The concept of precarity, as noted in Chapter 1, emerged initially in the area of labour studies but has subsequently been applied to a wide range of issues and groups. The aim of this chapter is to advance research on this topic by proposing a framework for identifying and recognizing precarity based on qualitative research with older people. The chapter outlines the background to the author's initial interest in this topic, reviews relevant research literature and discusses two research studies exploring the lives of older adults living in precarious circumstances.
The chapter is divided into the following sections. First, the context for precarity is discussed from the vantage point of the author's background and broader theoretical influences. Second, the chapter reviews challenges associated with recognizing and measuring precarity. This discussion provides a framework for the chapter's primary objective of developing methods to identify precarity in qualitative data collection and analysis, with the ultimate goal of informing the development of a validated index of precarity. The chapter then turns to the methods used to detect precarity in two research studies in the field of ageing. Third, the chapter outlines and illustrates indepth explanations of four specific markers of precarity. The chapter concludes with a discussion of the contribution made by the research studies as a means to inform future research and recommendations.

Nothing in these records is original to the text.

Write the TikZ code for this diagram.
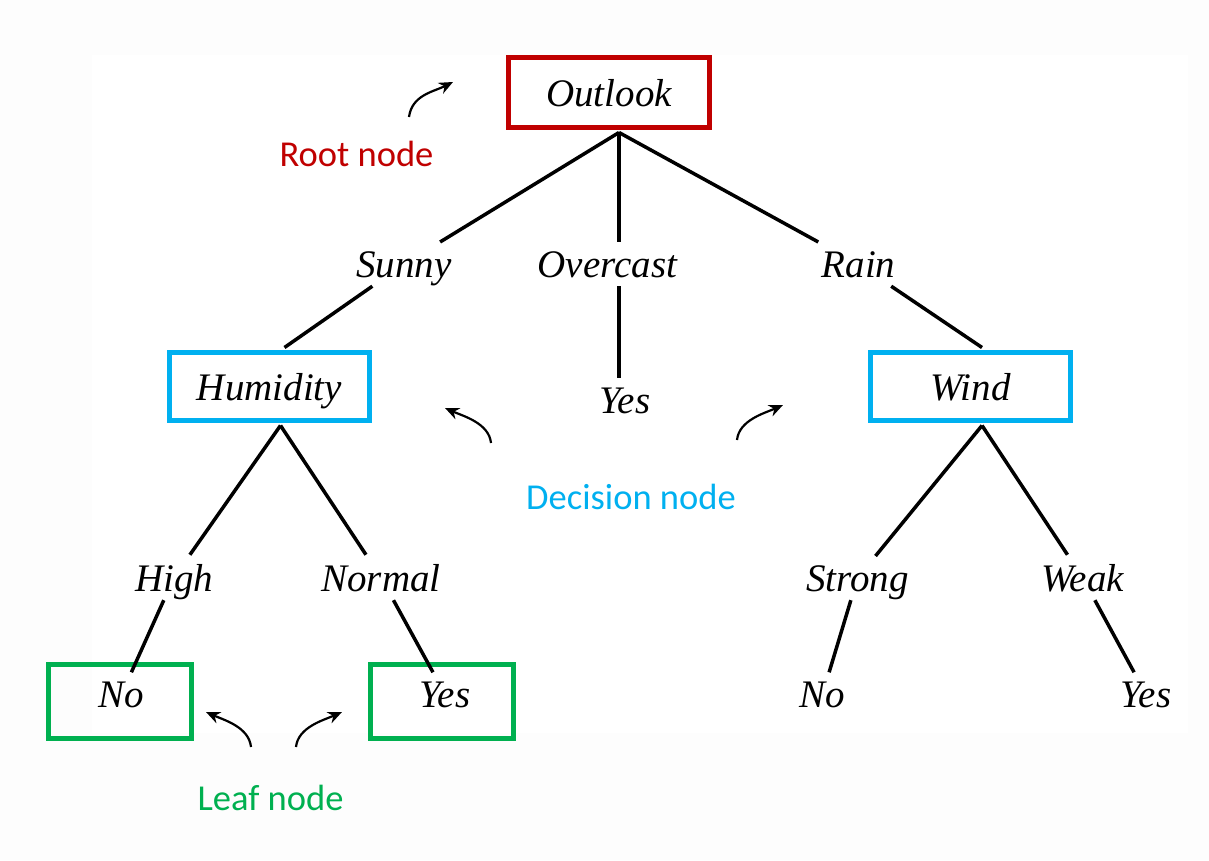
\documentclass[tikz,border=0pt]{standalone}
\usepackage{fontspec}
\usetikzlibrary{arrows.meta,calc}
\newfontfamily\tfont{Liberation Serif}
\newfontfamily\cfont{Carlito}
\definecolor{rootred}{HTML}{C00000}
\definecolor{decblue}{HTML}{00B0F0}
\definecolor{leafgreen}{HTML}{00B050}
\definecolor{marginc}{HTML}{FDFDFD}
\begin{document}
\begin{tikzpicture}[x=1pt,y=-1pt,
  treefont/.style={font=\tfont\itshape\fontsize{39}{47}\selectfont},
  lbl/.style={treefont, inner xsep=6pt, inner ysep=9pt, text depth=0pt, anchor=base},
  boxbase/.style={treefont, draw, line width=5pt, inner sep=0pt, text depth=0pt, minimum height=68pt, minimum width=200pt},
  rootbox/.style={boxbase, draw=rootred, minimum width=201pt, minimum height=70pt},
  decbox/.style={boxbase, draw=decblue},
  leafbox/.style={draw=leafgreen, line width=5pt, inner sep=0pt, minimum width=143pt, minimum height=74pt},
  edge/.style={line width=3.5pt, black},
  callout/.style={font=\cfont\fontsize{36.5}{44}\selectfont, anchor=base, inner sep=0pt},
  arr/.style={line width=2.2pt, -{Stealth[length=14pt,width=12pt]}}
]
\useasboundingbox (0,0) rectangle (1209,860);
\fill[marginc] (0,0) rectangle (1209,860);
\fill[white] (92,55) rectangle (1188,733);

% tree nodes
\node[rootbox] (outlook) at (609,92.5) {Outlook};
\node[decbox] (humidity) at (269.5,386.5) {Humidity};
\node[decbox] (wind) at (970.5,386.5) {Wind};
\node[leafbox] (nobox) at (120,701.5) {};
\node[leafbox] (yesbox) at (442,701.5) {};

\node[lbl] (sunny) at (404,277) {Sunny};
\node[lbl] (overcast) at (607.5,277) {Overcast};
\node[lbl] (rain) at (858.5,277) {Rain};
\node[lbl] (yesmid) at (625,413) {Yes};
\node[lbl] (high) at (174,591) {High};
\node[lbl] (normal) at (381,591) {Normal};
\node[lbl] (strong) at (857.5,591) {Strong};
\node[lbl] (weak) at (1082.5,591) {Weak};
\node[lbl] (nol) at (121.5,707) {No};
\node[lbl] (yesl) at (445,707) {Yes};
\node[lbl] (nor) at (822.5,707) {No};
\node[lbl] (yesr) at (1146,707) {Yes};

% junction points
\coordinate (ob) at ([xshift=10pt,yshift=-2.5pt]outlook.south);
\coordinate (ht) at ([xshift=15pt,yshift=2.5pt]humidity.north);
\coordinate (hb) at ([xshift=11pt,yshift=-2.5pt]humidity.south);
\coordinate (wt) at ([xshift=11.5pt,yshift=2.5pt]wind.north);
\coordinate (wb) at ([xshift=11.5pt,yshift=-2.5pt]wind.south);

% edges
\draw[edge] (ob) -- (sunny);
\draw[edge] (sunny) -- (ht);
\draw[edge] (ob) -- (ob |- overcast.north);
\draw[edge] (overcast.south -| ob) -- (ob |- yesmid.north);
\draw[edge] (ob) -- (rain);
\draw[edge] (rain) -- (wt);
\draw[edge] (hb) -- (high);
\draw[edge] (high) -- (nol);
\draw[edge] (hb) -- (normal);
\draw[edge] (normal) -- (yesl);
\draw[edge] (wb) -- (strong);
\draw[edge] (strong) -- (nor);
\draw[edge] (wb) -- (weak);
\draw[edge] (weak) -- (yesr);

% callouts
\node[callout, text=rootred] (rootlbl) at (356.5,166) {Root node};
\node[callout, text=decblue] (declbl) at (631,509) {Decision node};
\node[callout, text=leafgreen] (leaflbl) at (270.5,810) {Leaf node};

\coordinate (ra1) at (409,117);
\coordinate (ra2) at (453,82);
\draw[arr] (ra1) .. controls +(3,-22) and +(-20,10) .. (ra2);
\coordinate (da1) at (491,443);
\coordinate (da2) at (445,408);
\draw[arr] (da1) .. controls +(-2,-20) and +(18,8) .. (da2);
\coordinate (db1) at (737,440);
\coordinate (db2) at (783,405);
\draw[arr] (db1) .. controls +(2,-20) and +(-18,8) .. (db2);
\coordinate (la1) at (251,747);
\coordinate (la2) at (206,712);
\draw[arr] (la1) .. controls +(-2,-20) and +(18,8) .. (la2);
\coordinate (lb1) at (296,747);
\coordinate (lb2) at (342,712);
\draw[arr] (lb1) .. controls +(2,-20) and +(-18,8) .. (lb2);
\end{tikzpicture}
\end{document}
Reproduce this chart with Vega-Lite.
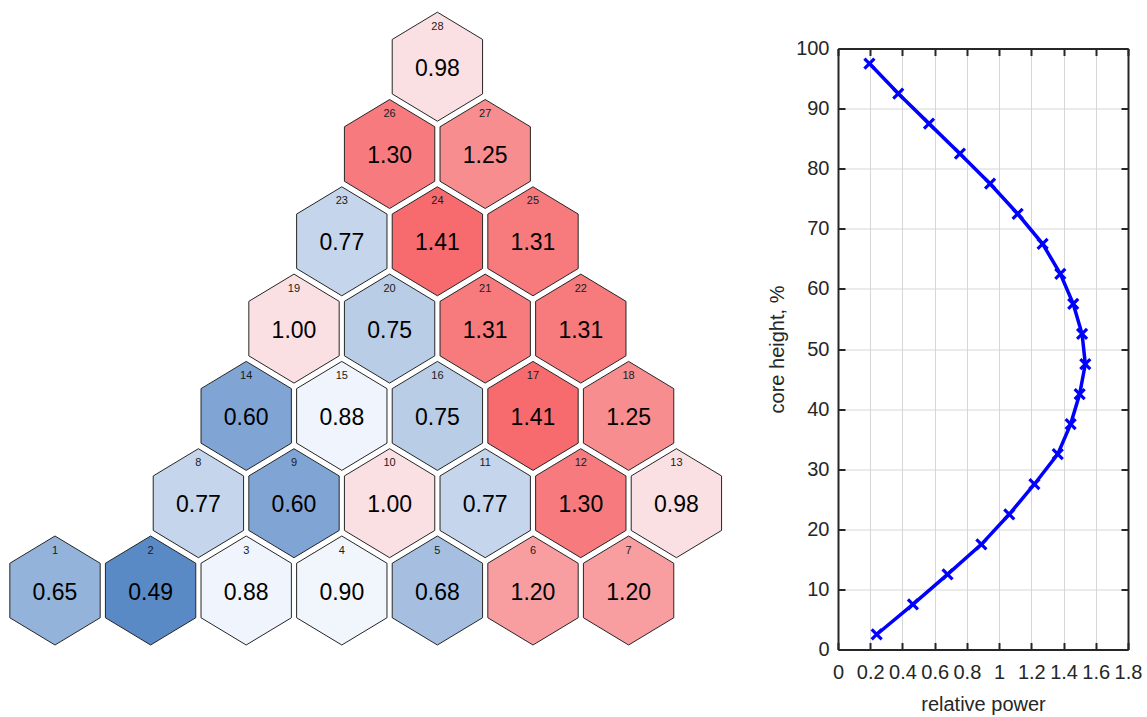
{
  "$schema": "https://vega.github.io/schema/vega-lite/v6.json",
  "background": "white",
  "padding": {"left": 0, "top": 9.5, "right": 5, "bottom": 0},
  "spacing": 118,
  "bounds": "flush",
  "config": {"view": {"stroke": null}, "font": "Liberation Sans"},
  "datasets": {
    "hex": [
      {"id": 1, "row": 0, "col": 0, "value": 0.65},
      {"id": 2, "row": 0, "col": 1, "value": 0.49},
      {"id": 3, "row": 0, "col": 2, "value": 0.88},
      {"id": 4, "row": 0, "col": 3, "value": 0.90},
      {"id": 5, "row": 0, "col": 4, "value": 0.68},
      {"id": 6, "row": 0, "col": 5, "value": 1.20},
      {"id": 7, "row": 0, "col": 6, "value": 1.20},
      {"id": 8, "row": 1, "col": 1.5, "value": 0.77},
      {"id": 9, "row": 1, "col": 2.5, "value": 0.60},
      {"id": 10, "row": 1, "col": 3.5, "value": 1.00},
      {"id": 11, "row": 1, "col": 4.5, "value": 0.77},
      {"id": 12, "row": 1, "col": 5.5, "value": 1.30},
      {"id": 13, "row": 1, "col": 6.5, "value": 0.98},
      {"id": 14, "row": 2, "col": 2, "value": 0.60},
      {"id": 15, "row": 2, "col": 3, "value": 0.88},
      {"id": 16, "row": 2, "col": 4, "value": 0.75},
      {"id": 17, "row": 2, "col": 5, "value": 1.41},
      {"id": 18, "row": 2, "col": 6, "value": 1.25},
      {"id": 19, "row": 3, "col": 2.5, "value": 1.00},
      {"id": 20, "row": 3, "col": 3.5, "value": 0.75},
      {"id": 21, "row": 3, "col": 4.5, "value": 1.31},
      {"id": 22, "row": 3, "col": 5.5, "value": 1.31},
      {"id": 23, "row": 4, "col": 3, "value": 0.77},
      {"id": 24, "row": 4, "col": 4, "value": 1.41},
      {"id": 25, "row": 4, "col": 5, "value": 1.31},
      {"id": 26, "row": 5, "col": 3.5, "value": 1.30},
      {"id": 27, "row": 5, "col": 4.5, "value": 1.25},
      {"id": 28, "row": 6, "col": 4, "value": 0.98}
    ],
    "profile": [
      {"height": 2.5, "power": 0.24},
      {"height": 7.5, "power": 0.465},
      {"height": 12.5, "power": 0.68},
      {"height": 17.5, "power": 0.89},
      {"height": 22.5, "power": 1.063},
      {"height": 27.5, "power": 1.219},
      {"height": 32.5, "power": 1.364},
      {"height": 37.5, "power": 1.444},
      {"height": 42.5, "power": 1.50},
      {"height": 47.5, "power": 1.535},
      {"height": 52.5, "power": 1.515},
      {"height": 57.5, "power": 1.46},
      {"height": 62.5, "power": 1.38},
      {"height": 67.5, "power": 1.27},
      {"height": 72.5, "power": 1.115},
      {"height": 77.5, "power": 0.944},
      {"height": 82.5, "power": 0.757},
      {"height": 87.5, "power": 0.565},
      {"height": 92.5, "power": 0.374},
      {"height": 97.5, "power": 0.195}
    ]
  },
  "hconcat": [
    {
      "width": 720,
      "height": 601,
      "data": {"name": "hex"},
      "encoding": {
        "x": {"field": "col", "type": "quantitative", "scale": {"domain": [-0.5753, 6.9561], "nice": false, "zero": false}, "axis": null},
        "y": {"field": "row", "type": "quantitative", "scale": {"domain": [-0.6758, 6.2085], "nice": false, "zero": false}, "axis": null}
      },
      "layer": [
        {
          "mark": {"type": "point", "shape": "M0,-1L0.829,-0.5L0.829,0.5L0,1L-0.829,0.5L-0.829,-0.5Z", "size": 11881, "filled": true, "stroke": "#262626", "strokeWidth": 1, "opacity": 1},
          "encoding": {
            "fill": {
              "field": "value", "type": "quantitative", "legend": null,
              "scale": {
                "domain": [0.49, 0.60, 0.65, 0.68, 0.75, 0.77, 0.88, 0.90, 0.98, 1.00, 1.20, 1.25, 1.30, 1.31, 1.41],
                "range": ["#5a8ac6", "#80a5d5", "#94b3da", "#a6bfe0", "#b9cde6", "#c5d5eb", "#f0f4fc", "#f1f5fc", "#fbe0e3", "#fbe0e3", "#f89ea1", "#f88d90", "#f77b7e", "#f77a7d", "#f76b6e"],
                "interpolate": "rgb"
              }
            }
          }
        },
        {
          "mark": {"type": "text", "fontSize": 23, "dy": 2, "color": "#000000", "baseline": "middle"},
          "encoding": {"text": {"field": "value", "type": "quantitative", "format": ".2f"}}
        },
        {
          "mark": {"type": "text", "fontSize": 11, "dy": -40, "color": "#1a1a1a", "baseline": "middle"},
          "encoding": {"text": {"field": "id", "type": "nominal"}}
        }
      ]
    },
    {
      "width": 290,
      "height": 601,
      "data": {"name": "profile"},
      "layer": [
        {
          "mark": {"type": "line", "color": "#0000ff", "strokeWidth": 3.5},
          "encoding": {
            "x": {
              "field": "power", "type": "quantitative",
              "scale": {"domain": [0, 1.8], "nice": false, "zero": false},
              "axis": {
                "orient": "bottom", "values": [0, 0.2, 0.4, 0.6, 0.8, 1, 1.2, 1.4, 1.6, 1.8], "format": "~g",
                "labelFontSize": 20, "labelColor": "#262626", "labelPadding": 20, "labelFlush": false, "labelOverlap": false,
                "tickSize": -7, "tickColor": "#262626", "tickWidth": 2,
                "domainColor": "#262626", "domainWidth": 2,
                "grid": true, "gridColor": "#d6d6d6", "gridWidth": 1,
                "title": "relative power", "titleFontSize": 20, "titleFontWeight": "normal", "titleColor": "#262626", "titlePadding": 12
              }
            },
            "y": {
              "field": "height", "type": "quantitative",
              "scale": {"domain": [0, 100], "nice": false, "zero": false},
              "axis": {
                "orient": "left", "values": [0, 10, 20, 30, 40, 50, 60, 70, 80, 90, 100],
                "labelFontSize": 20, "labelColor": "#262626", "labelPadding": 16, "labelFlush": false, "labelOverlap": false,
                "tickSize": -7, "tickColor": "#262626", "tickWidth": 2,
                "domainColor": "#262626", "domainWidth": 2,
                "grid": true, "gridColor": "#d6d6d6", "gridWidth": 1,
                "title": "core height, %", "titleFontSize": 20, "titleFontWeight": "normal", "titleColor": "#262626", "titlePadding": 8
              }
            },
            "order": {"field": "height", "type": "quantitative"}
          }
        },
        {
          "mark": {"type": "point", "shape": "M-1,-1L1,1M1,-1L-1,1", "size": 100, "filled": false, "color": "#0000ff", "strokeWidth": 3.2, "opacity": 1},
          "encoding": {
            "x": {
              "field": "power", "type": "quantitative",
              "scale": {"domain": [0, 1.8], "nice": false, "zero": false},
              "axis": {"orient": "top", "values": [0, 0.2, 0.4, 0.6, 0.8, 1, 1.2, 1.4, 1.6, 1.8], "labels": false, "title": null, "grid": false, "tickSize": -7, "tickColor": "#262626", "tickWidth": 2, "domainColor": "#262626", "domainWidth": 2}
            },
            "y": {
              "field": "height", "type": "quantitative",
              "scale": {"domain": [0, 100], "nice": false, "zero": false},
              "axis": {"orient": "right", "values": [0, 10, 20, 30, 40, 50, 60, 70, 80, 90, 100], "labels": false, "title": null, "grid": false, "tickSize": -7, "tickColor": "#262626", "tickWidth": 2, "domainColor": "#262626", "domainWidth": 2}
            }
          }
        }
      ],
      "resolve": {"axis": {"x": "independent", "y": "independent"}}
    }
  ]
}
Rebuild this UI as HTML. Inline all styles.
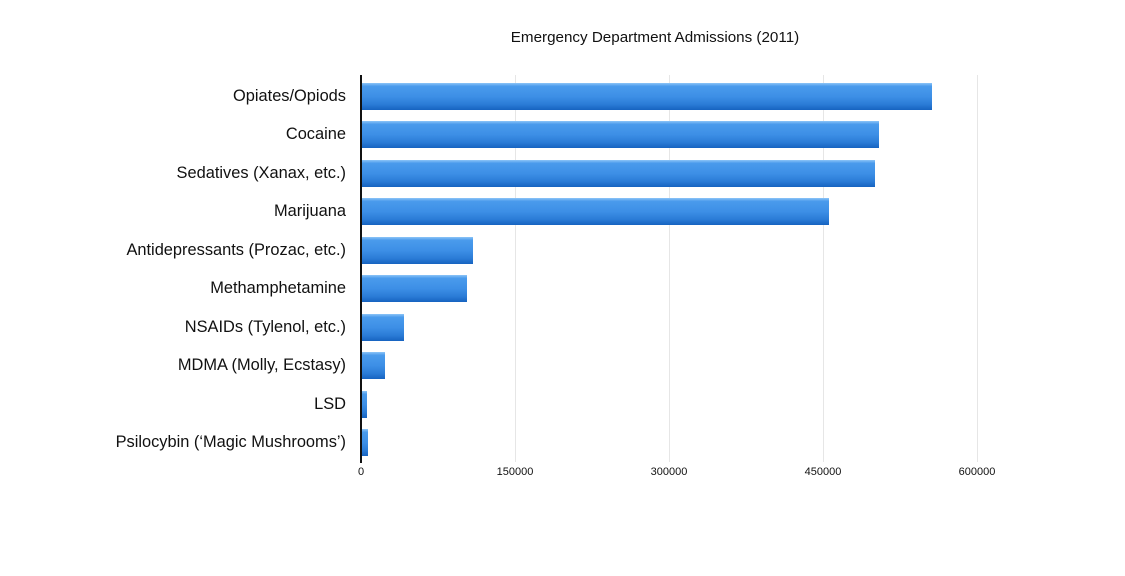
<!DOCTYPE html>
<html><head><style>
body{margin:0;width:1125px;height:576px;background:#fff;position:relative;font-family:"Liberation Sans",sans-serif;overflow:hidden}
.t{position:absolute;top:29px;left:455px;width:400px;text-align:center;font-size:15.2px;color:#111}
.g{position:absolute;top:75px;height:387px;width:1px;background:#e6e6e6}
.ax{position:absolute;left:360px;top:75px;height:388px;width:2px;background:#111}
.b{position:absolute;left:362px;height:27px;background:linear-gradient(#8cc4f7 0%,#4a9bec 12%,#3d8fe6 50%,#2a7bd6 80%,#1663c0 100%)}
.l{position:absolute;right:779px;font-size:16.4px;color:#111;white-space:nowrap;line-height:27px}
.x{position:absolute;top:466px;font-size:11px;color:#111;width:80px;text-align:center}
</style></head><body>
<div class="t">Emergency Department Admissions (2011)</div>
<div class="g" style="left:515px"></div><div class="g" style="left:669px"></div><div class="g" style="left:823px"></div><div class="g" style="left:977px"></div>
<div class="b" style="top:83px;width:570px"></div><div class="l" style="top:83px">Opiates/Opiods</div>
<div class="b" style="top:121px;width:517px"></div><div class="l" style="top:121px">Cocaine</div>
<div class="b" style="top:160px;width:513px"></div><div class="l" style="top:160px">Sedatives (Xanax, etc.)</div>
<div class="b" style="top:198px;width:467px"></div><div class="l" style="top:198px">Marijuana</div>
<div class="b" style="top:237px;width:111px"></div><div class="l" style="top:237px">Antidepressants (Prozac, etc.)</div>
<div class="b" style="top:275px;width:105px"></div><div class="l" style="top:275px">Methamphetamine</div>
<div class="b" style="top:314px;width:42px"></div><div class="l" style="top:314px">NSAIDs (Tylenol, etc.)</div>
<div class="b" style="top:352px;width:23px"></div><div class="l" style="top:352px">MDMA (Molly, Ecstasy)</div>
<div class="b" style="top:391px;width:5px"></div><div class="l" style="top:391px">LSD</div>
<div class="b" style="top:429px;width:6px"></div><div class="l" style="top:429px">Psilocybin (‘Magic Mushrooms’)</div>
<div class="ax"></div>
<div class="x" style="left:321px">0</div>
<div class="x" style="left:475px">150000</div>
<div class="x" style="left:629px">300000</div>
<div class="x" style="left:783px">450000</div>
<div class="x" style="left:937px">600000</div>
</body></html>
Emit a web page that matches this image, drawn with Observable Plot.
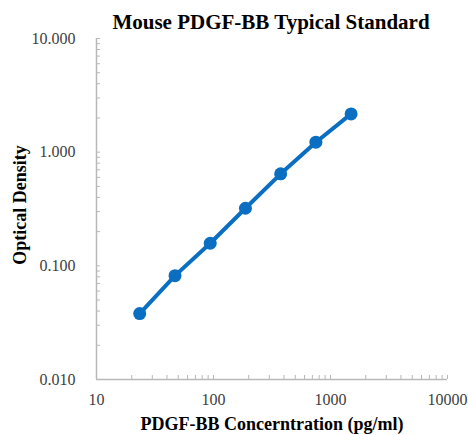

Personal and theoretical context
In the early 1990s, as a graduate student of political sciences at the University of Turin in Italy, I witnessed first-hand the increased use of contratti a termine (work contracts with an end date) or contratti precari (precarious contracts). I also observed resistance against this new form of employment, opposition that culminated (in 2002) in the murder of Marco Biagi, an Italian economics professor and main contributor to a law that permitted temporary employment, by the Brigate Rosse (Red Brigades) (Carroll, 2002). Social and political conflict was taking place across many European countries around that time, with the increase in precarious employment symptomatic of a political economy unable to guarantee its citizens secure jobs, decent pensions and affordable health coverage. In France, temporary workers christened themselves the ‘precariat’, combining ‘precariousness’ with ‘proletariat’ (Bodnar, 2006). As the term suggests, these workers denounced the injustice of flexible labour contracts stripped of the benefits associated with secure employment.